Sadly, the connection between the epochal demonstration of 1963 and a fast-food strike in 2013 couldn't be more direct.
The march 50 years ago was, after all, a march "For Jobs and Freedom," and its focus was every bit as economic as it was juridical and social. Even more directly, one of the demands highlighted by the march's leaders and organizers was to raise the federal minimum wage — then $1.15 an hour — to $2.
According to Sylvia Allegretto and Steven Pitts of the Economic Policy Institute, that comes out to $13.39 today. (This week, fast-food workers will march seeking an hourly wage of $15.)
Those who seek to conservatize the march in modern memory either gloss over or neglect altogether its consistent emphasis on economic as well as social egalitarianism. A. Philip Randolph, the union leader and lifelong democratic socialist who conceived of and chaired the march, made this clear in the speech with which he began the rally.
"Yes, we want all public accommodations open to all citizens," he said, "but those accommodations will mean little to those who cannot afford to use them. Yes, we want a Fair Employment Practice Act banning racial discrimination in hiring, but what good will it do if profit-geared automation destroys the jobs of millions of workers, black and white?"
(Randolph's fears about the economic implications of mechanizing manufacturing, which today sound grimly prophetic, were shared by many in his circle, including such social democratic activists and economists as Michael Harrington and Leon Keyserling.)
As two excellent new books about the march and the men and women who made it happen — "The March on Washington" by William P. Jones and "A Freedom Budget for All Americans" by Paul Le Blanc and Michael D. Yates — make clear, the march was initially conceived in late 1962 primarily to spotlight the growing unemployment, underemployment and job discrimination plaguing African Americans in Northern cities.
Only when all hell broke loose in Birmingham, Ala., in the spring of 1963 — with Bull Connor loosing attack dogs on black schoolchildren demonstrating for equal access to public accommodations — did the focus of the march expand to the civil rights demands with which it is linked in popular memory today.
Of the more than 200,000 Americans who came to the mall 50 years ago, tens of thousands were active in organizations that espoused and embodied an indissoluble link between civil and economic rights. That link was embraced by more than black churches and the NAACP.

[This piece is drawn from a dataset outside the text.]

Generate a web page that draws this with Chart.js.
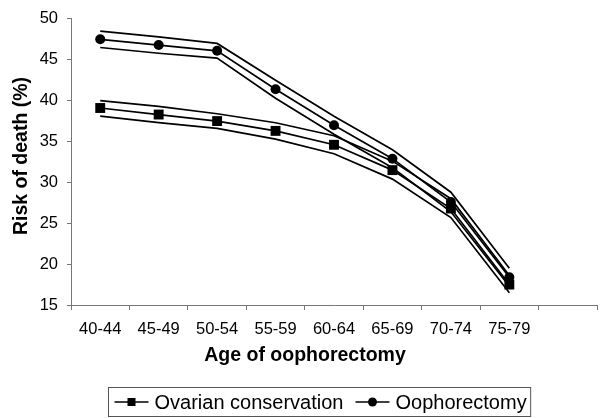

The United Auto Workers, garment and textile workers, the Packinghouse Workers and the still-fledgling teacher and public worker unions brought their members to Washington on hundreds of chartered buses and trains. They heard speeches not only declaring that Southern blacks should have the right to vote and to sit at the front of the bus but also calling for public employment programs to shrink unemployment and a hike in the minimum wage to reduce the incidence of poverty-level work.